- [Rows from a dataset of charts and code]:
--- Start ---

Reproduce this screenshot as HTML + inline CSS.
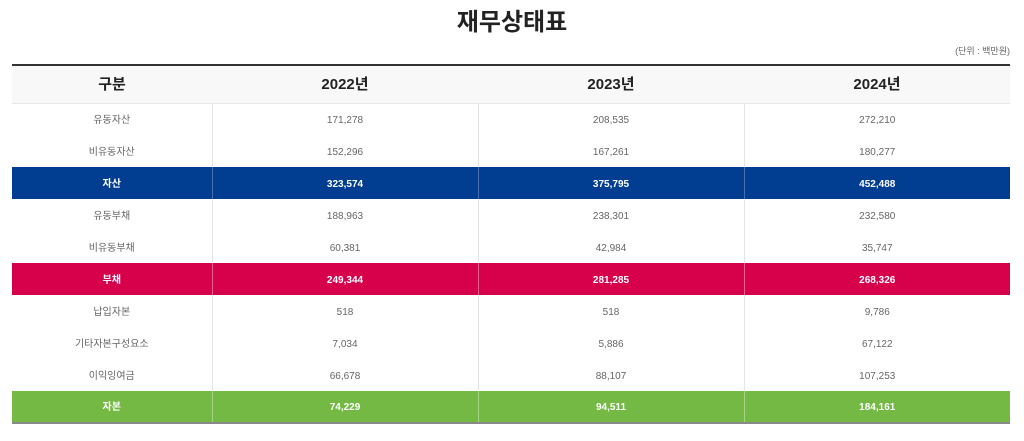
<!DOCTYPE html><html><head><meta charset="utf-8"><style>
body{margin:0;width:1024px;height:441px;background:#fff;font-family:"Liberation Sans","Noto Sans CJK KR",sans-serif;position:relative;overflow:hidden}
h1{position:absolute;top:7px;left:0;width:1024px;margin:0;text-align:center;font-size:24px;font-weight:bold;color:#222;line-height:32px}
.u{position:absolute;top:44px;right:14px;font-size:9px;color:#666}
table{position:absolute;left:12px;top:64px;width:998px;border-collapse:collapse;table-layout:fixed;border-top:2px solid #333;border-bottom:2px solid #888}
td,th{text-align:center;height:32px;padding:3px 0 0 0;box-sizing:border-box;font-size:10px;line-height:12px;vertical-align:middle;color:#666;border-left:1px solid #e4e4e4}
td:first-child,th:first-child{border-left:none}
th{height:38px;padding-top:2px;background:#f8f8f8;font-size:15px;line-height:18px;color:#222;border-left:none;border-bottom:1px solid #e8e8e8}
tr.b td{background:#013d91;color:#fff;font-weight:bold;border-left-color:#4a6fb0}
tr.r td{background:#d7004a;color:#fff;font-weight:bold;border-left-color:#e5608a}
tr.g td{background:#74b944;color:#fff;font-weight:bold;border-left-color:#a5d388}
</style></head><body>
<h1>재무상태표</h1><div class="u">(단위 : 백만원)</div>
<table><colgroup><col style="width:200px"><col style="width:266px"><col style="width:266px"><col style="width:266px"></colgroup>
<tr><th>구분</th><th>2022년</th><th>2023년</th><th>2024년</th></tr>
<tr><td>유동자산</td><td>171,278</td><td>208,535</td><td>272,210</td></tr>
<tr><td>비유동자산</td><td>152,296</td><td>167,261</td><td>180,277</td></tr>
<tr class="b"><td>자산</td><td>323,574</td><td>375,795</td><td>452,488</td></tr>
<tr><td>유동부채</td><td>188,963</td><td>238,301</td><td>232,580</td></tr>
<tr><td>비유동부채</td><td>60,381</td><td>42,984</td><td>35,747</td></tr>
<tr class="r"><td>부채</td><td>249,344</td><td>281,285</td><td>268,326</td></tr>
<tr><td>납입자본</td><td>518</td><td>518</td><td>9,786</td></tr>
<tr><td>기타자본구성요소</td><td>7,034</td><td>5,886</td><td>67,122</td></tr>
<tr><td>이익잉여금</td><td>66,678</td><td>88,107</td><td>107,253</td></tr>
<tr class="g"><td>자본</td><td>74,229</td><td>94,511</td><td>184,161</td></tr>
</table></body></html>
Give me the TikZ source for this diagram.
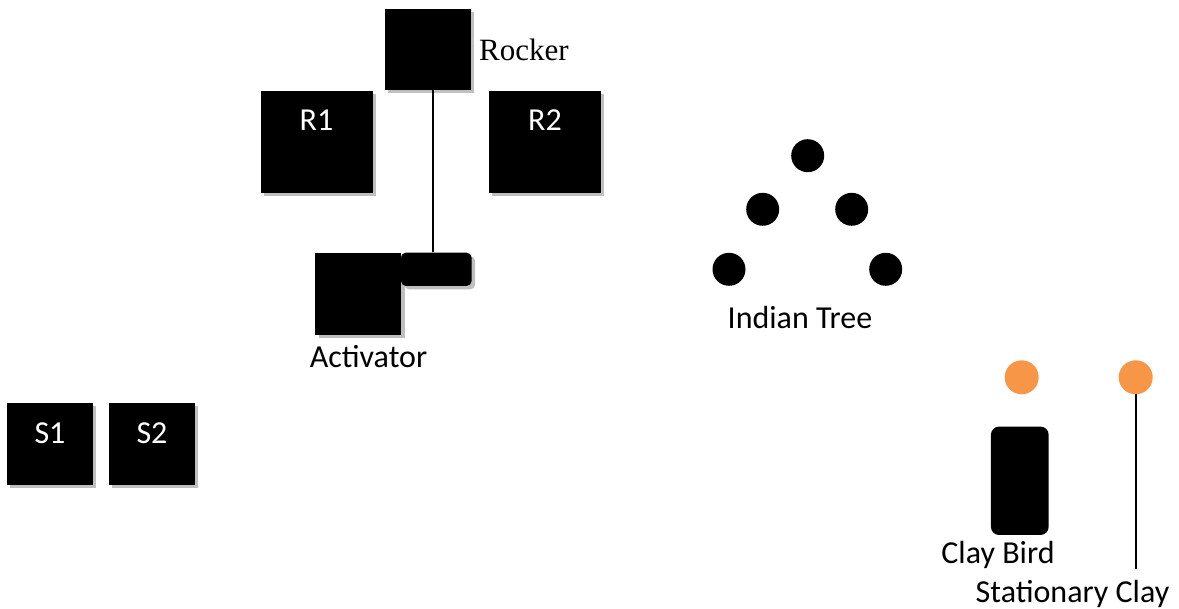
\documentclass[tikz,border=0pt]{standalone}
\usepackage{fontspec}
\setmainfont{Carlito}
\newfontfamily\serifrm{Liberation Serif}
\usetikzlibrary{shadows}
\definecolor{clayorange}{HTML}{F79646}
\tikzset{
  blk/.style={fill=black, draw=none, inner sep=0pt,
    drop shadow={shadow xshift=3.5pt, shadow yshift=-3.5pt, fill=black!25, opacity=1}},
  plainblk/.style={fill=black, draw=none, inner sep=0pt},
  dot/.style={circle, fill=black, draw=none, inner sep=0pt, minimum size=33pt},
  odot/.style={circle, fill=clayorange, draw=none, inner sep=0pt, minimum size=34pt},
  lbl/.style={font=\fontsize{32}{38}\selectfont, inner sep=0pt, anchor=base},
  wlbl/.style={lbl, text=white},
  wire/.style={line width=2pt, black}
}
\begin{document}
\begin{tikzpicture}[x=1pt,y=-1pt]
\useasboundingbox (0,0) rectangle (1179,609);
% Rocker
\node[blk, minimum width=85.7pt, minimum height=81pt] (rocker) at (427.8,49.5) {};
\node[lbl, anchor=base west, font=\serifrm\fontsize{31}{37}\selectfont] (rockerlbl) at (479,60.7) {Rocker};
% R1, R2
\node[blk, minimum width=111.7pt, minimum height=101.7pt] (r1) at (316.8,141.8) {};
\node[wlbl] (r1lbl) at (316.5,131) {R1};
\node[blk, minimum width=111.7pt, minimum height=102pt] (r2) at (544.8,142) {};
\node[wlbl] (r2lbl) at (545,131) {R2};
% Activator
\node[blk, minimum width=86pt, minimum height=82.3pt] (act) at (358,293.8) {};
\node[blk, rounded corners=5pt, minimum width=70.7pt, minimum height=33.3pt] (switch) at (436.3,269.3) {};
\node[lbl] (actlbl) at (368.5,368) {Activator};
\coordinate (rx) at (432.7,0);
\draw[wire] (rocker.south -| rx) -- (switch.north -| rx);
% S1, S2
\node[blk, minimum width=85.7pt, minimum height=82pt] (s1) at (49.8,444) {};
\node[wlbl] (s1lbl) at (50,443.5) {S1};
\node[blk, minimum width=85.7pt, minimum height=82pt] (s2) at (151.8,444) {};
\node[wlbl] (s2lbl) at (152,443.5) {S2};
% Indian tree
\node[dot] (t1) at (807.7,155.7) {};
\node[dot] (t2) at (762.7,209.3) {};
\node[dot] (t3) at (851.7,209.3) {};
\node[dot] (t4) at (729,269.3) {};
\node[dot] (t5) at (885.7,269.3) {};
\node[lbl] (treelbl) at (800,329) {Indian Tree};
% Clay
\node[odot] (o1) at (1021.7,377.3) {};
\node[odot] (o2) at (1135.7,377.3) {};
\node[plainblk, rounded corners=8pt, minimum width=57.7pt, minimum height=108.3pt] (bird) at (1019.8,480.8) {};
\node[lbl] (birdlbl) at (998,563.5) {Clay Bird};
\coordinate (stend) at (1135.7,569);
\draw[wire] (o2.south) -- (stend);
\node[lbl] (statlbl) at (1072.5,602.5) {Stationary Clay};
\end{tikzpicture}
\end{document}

--- End ---

- [WORK REQUIRED]: Repeat all of the records verbatim, leaving out the pictures.

- [WRITTEN SOLUTION]:
Reproduce this screenshot as HTML + inline CSS.
<!DOCTYPE html><html><head><meta charset="utf-8"><style>
body{margin:0;width:1024px;height:441px;background:#fff;font-family:"Liberation Sans","Noto Sans CJK KR",sans-serif;position:relative;overflow:hidden}
h1{position:absolute;top:7px;left:0;width:1024px;margin:0;text-align:center;font-size:24px;font-weight:bold;color:#222;line-height:32px}
.u{position:absolute;top:44px;right:14px;font-size:9px;color:#666}
table{position:absolute;left:12px;top:64px;width:998px;border-collapse:collapse;table-layout:fixed;border-top:2px solid #333;border-bottom:2px solid #888}
td,th{text-align:center;height:32px;padding:3px 0 0 0;box-sizing:border-box;font-size:10px;line-height:12px;vertical-align:middle;color:#666;border-left:1px solid #e4e4e4}
td:first-child,th:first-child{border-left:none}
th{height:38px;padding-top:2px;background:#f8f8f8;font-size:15px;line-height:18px;color:#222;border-left:none;border-bottom:1px solid #e8e8e8}
tr.b td{background:#013d91;color:#fff;font-weight:bold;border-left-color:#4a6fb0}
tr.r td{background:#d7004a;color:#fff;font-weight:bold;border-left-color:#e5608a}
tr.g td{background:#74b944;color:#fff;font-weight:bold;border-left-color:#a5d388}
</style></head><body>
<h1>재무상태표</h1><div class="u">(단위 : 백만원)</div>
<table><colgroup><col style="width:200px"><col style="width:266px"><col style="width:266px"><col style="width:266px"></colgroup>
<tr><th>구분</th><th>2022년</th><th>2023년</th><th>2024년</th></tr>
<tr><td>유동자산</td><td>171,278</td><td>208,535</td><td>272,210</td></tr>
<tr><td>비유동자산</td><td>152,296</td><td>167,261</td><td>180,277</td></tr>
<tr class="b"><td>자산</td><td>323,574</td><td>375,795</td><td>452,488</td></tr>
<tr><td>유동부채</td><td>188,963</td><td>238,301</td><td>232,580</td></tr>
<tr><td>비유동부채</td><td>60,381</td><td>42,984</td><td>35,747</td></tr>
<tr class="r"><td>부채</td><td>249,344</td><td>281,285</td><td>268,326</td></tr>
<tr><td>납입자본</td><td>518</td><td>518</td><td>9,786</td></tr>
<tr><td>기타자본구성요소</td><td>7,034</td><td>5,886</td><td>67,122</td></tr>
<tr><td>이익잉여금</td><td>66,678</td><td>88,107</td><td>107,253</td></tr>
<tr class="g"><td>자본</td><td>74,229</td><td>94,511</td><td>184,161</td></tr>
</table></body></html>
Give me the TikZ source for this diagram.
\documentclass[tikz,border=0pt]{standalone}
\usepackage{fontspec}
\setmainfont{Carlito}
\newfontfamily\serifrm{Liberation Serif}
\usetikzlibrary{shadows}
\definecolor{clayorange}{HTML}{F79646}
\tikzset{
  blk/.style={fill=black, draw=none, inner sep=0pt,
    drop shadow={shadow xshift=3.5pt, shadow yshift=-3.5pt, fill=black!25, opacity=1}},
  plainblk/.style={fill=black, draw=none, inner sep=0pt},
  dot/.style={circle, fill=black, draw=none, inner sep=0pt, minimum size=33pt},
  odot/.style={circle, fill=clayorange, draw=none, inner sep=0pt, minimum size=34pt},
  lbl/.style={font=\fontsize{32}{38}\selectfont, inner sep=0pt, anchor=base},
  wlbl/.style={lbl, text=white},
  wire/.style={line width=2pt, black}
}
\begin{document}
\begin{tikzpicture}[x=1pt,y=-1pt]
\useasboundingbox (0,0) rectangle (1179,609);
% Rocker
\node[blk, minimum width=85.7pt, minimum height=81pt] (rocker) at (427.8,49.5) {};
\node[lbl, anchor=base west, font=\serifrm\fontsize{31}{37}\selectfont] (rockerlbl) at (479,60.7) {Rocker};
% R1, R2
\node[blk, minimum width=111.7pt, minimum height=101.7pt] (r1) at (316.8,141.8) {};
\node[wlbl] (r1lbl) at (316.5,131) {R1};
\node[blk, minimum width=111.7pt, minimum height=102pt] (r2) at (544.8,142) {};
\node[wlbl] (r2lbl) at (545,131) {R2};
% Activator
\node[blk, minimum width=86pt, minimum height=82.3pt] (act) at (358,293.8) {};
\node[blk, rounded corners=5pt, minimum width=70.7pt, minimum height=33.3pt] (switch) at (436.3,269.3) {};
\node[lbl] (actlbl) at (368.5,368) {Activator};
\coordinate (rx) at (432.7,0);
\draw[wire] (rocker.south -| rx) -- (switch.north -| rx);
% S1, S2
\node[blk, minimum width=85.7pt, minimum height=82pt] (s1) at (49.8,444) {};
\node[wlbl] (s1lbl) at (50,443.5) {S1};
\node[blk, minimum width=85.7pt, minimum height=82pt] (s2) at (151.8,444) {};
\node[wlbl] (s2lbl) at (152,443.5) {S2};
% Indian tree
\node[dot] (t1) at (807.7,155.7) {};
\node[dot] (t2) at (762.7,209.3) {};
\node[dot] (t3) at (851.7,209.3) {};
\node[dot] (t4) at (729,269.3) {};
\node[dot] (t5) at (885.7,269.3) {};
\node[lbl] (treelbl) at (800,329) {Indian Tree};
% Clay
\node[odot] (o1) at (1021.7,377.3) {};
\node[odot] (o2) at (1135.7,377.3) {};
\node[plainblk, rounded corners=8pt, minimum width=57.7pt, minimum height=108.3pt] (bird) at (1019.8,480.8) {};
\node[lbl] (birdlbl) at (998,563.5) {Clay Bird};
\coordinate (stend) at (1135.7,569);
\draw[wire] (o2.south) -- (stend);
\node[lbl] (statlbl) at (1072.5,602.5) {Stationary Clay};
\end{tikzpicture}
\end{document}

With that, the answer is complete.